The next stop was an ace pulled out of Rosengarten's back pocket: Mamma's Pizzeria, just outside of town in neighboring Bala Cynwyd (426 Belmont Ave., 610-664-4757), and it trumped Pat's by far. The secret to the sandwiches' success: a proprietary three-cheese blend that we guessed was mozzarella, provolone, and jack. Mama's had no epic line, better quality meat, and a fresher bun than Pat's.
Mama's readied us for "Prime" time: the posh, $100 cheesesteak served at Barclay Prime. At this elegant, buzzy Stephen Starr restaurant on Rittenhouse Square, the meat is wagyu, the whiz is truffled, and it comes "wit" foie gras and a half bottle of Perrier Jouet. Rosengarten bypassed the bubbly in favor of a Bordeaux tasting, the perfect complement to the meaty nightcap.

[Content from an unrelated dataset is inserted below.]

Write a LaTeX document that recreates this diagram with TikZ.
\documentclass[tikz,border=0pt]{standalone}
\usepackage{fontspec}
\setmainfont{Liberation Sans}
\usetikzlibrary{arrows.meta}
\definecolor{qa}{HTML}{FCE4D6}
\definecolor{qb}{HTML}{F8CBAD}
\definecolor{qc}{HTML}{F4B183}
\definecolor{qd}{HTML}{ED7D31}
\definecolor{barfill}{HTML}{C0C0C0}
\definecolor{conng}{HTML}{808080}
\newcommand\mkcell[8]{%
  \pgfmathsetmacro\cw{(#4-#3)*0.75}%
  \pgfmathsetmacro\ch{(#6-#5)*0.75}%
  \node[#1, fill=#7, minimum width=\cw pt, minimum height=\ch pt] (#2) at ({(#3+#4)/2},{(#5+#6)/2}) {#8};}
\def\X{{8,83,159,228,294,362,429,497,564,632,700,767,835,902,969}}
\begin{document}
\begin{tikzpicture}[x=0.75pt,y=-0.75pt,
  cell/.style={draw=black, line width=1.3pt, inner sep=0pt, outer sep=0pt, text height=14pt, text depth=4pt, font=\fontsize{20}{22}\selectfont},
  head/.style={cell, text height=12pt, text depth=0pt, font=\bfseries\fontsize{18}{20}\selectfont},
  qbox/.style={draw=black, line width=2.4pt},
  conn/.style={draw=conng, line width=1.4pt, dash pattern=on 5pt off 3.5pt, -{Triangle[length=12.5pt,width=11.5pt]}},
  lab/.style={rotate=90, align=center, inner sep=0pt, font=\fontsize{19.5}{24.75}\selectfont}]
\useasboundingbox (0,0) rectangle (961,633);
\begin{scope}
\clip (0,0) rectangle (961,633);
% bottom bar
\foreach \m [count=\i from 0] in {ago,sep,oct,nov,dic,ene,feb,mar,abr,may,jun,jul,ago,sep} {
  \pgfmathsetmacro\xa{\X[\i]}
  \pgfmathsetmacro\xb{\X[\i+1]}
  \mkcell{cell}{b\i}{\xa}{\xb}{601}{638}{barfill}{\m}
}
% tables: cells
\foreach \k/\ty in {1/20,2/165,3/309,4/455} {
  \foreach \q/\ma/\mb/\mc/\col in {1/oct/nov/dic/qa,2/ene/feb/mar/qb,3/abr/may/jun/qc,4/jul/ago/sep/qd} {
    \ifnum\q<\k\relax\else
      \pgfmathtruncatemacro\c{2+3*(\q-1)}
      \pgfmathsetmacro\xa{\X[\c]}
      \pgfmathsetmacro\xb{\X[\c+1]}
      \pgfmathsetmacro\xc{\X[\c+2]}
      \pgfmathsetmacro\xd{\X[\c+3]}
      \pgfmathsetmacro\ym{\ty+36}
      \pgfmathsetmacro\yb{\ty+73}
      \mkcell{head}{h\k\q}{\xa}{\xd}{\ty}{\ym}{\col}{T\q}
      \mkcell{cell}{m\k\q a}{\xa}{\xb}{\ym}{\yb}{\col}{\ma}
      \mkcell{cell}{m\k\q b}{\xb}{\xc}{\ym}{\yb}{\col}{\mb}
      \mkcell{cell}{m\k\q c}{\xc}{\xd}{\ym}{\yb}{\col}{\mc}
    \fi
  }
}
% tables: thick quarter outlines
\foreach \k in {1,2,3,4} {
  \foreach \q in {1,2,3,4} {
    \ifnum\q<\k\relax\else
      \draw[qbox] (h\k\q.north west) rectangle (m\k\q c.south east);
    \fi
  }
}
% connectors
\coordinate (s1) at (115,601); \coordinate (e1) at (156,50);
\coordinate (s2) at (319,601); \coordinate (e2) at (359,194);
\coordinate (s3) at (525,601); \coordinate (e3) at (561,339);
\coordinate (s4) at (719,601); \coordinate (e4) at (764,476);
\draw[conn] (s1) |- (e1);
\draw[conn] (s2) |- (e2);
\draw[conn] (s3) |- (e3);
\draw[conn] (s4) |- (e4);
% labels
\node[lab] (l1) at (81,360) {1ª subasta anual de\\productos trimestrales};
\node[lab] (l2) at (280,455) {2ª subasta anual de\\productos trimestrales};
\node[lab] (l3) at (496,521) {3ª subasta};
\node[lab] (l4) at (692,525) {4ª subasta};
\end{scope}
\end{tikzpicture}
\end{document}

Day Two: Clams and Lobster
Destination Lunch: Ipswich, MA
The next day we were ready to fill our bellies with bellies—clam bellies, that is. So off to Ipswich we flew. The coastal town, about 30 minutes north of Boston, is the clam capital of the northeast, famous for its soft shells. As we approached the 75 year-old The Clam Box, a deep-fried aroma saturated the air. The spot quite literally resembles a box, an ash colored square with red-and-white striped awnings. The line snaking from the order window here made Pat's look like peanuts. Before we ordered, Rosengarten posed the existential question: bellies or strips? We tried both, of course. When tasted side-by-side, we preferred the sweet, briny, crunchy, salty freshly-fried bellies for their texture over the chewier strips. But both were equally addictive.
Ipswich is also known for its brewing, so we sampled the clams along with the town's best local brews: Ipswich original, IPA, oatmeal stout, and dark ales. Needless to say, we got back on the plane, happy as fried clams.
Destination Dinner: Georgetown, ME
The last stop bookended the journey once again with bibs as we alit in lobster land. At the docks of the Five Islands Lobster Co., the lobsters are never tank-stored—just pulled right out of the surrounding waters, sorted, and served.
Rosengarten had one grape, and one grape only in mind for this feast: Riesling, his ultimate pairing for the sweet shellfish because of its perfect sugar/acid balance. We gathered around the dockside picnic tables as the sun set, and ordered up. The meek, and full of clams, opted for single pounders, while the brave went for "the big boys" weighing in at 2.5 pounds. They arrived achingly fresh and plump with meat. "Who needs crackers and picks?" Rosengarten asked, and smiled with satisfaction when no one responded. "That's right, we use our hands!" he said, as the group twisted and broke down the shellfish until they were simply just shells. As the pile of lobster carcasses grew, darkness crept in, and we knew it was time to head back to the plane.
Full, happy, and all the wiser thanks to our guide, we took off, with just a taste of what it's like to be a "seeker of ultimate deliciousness".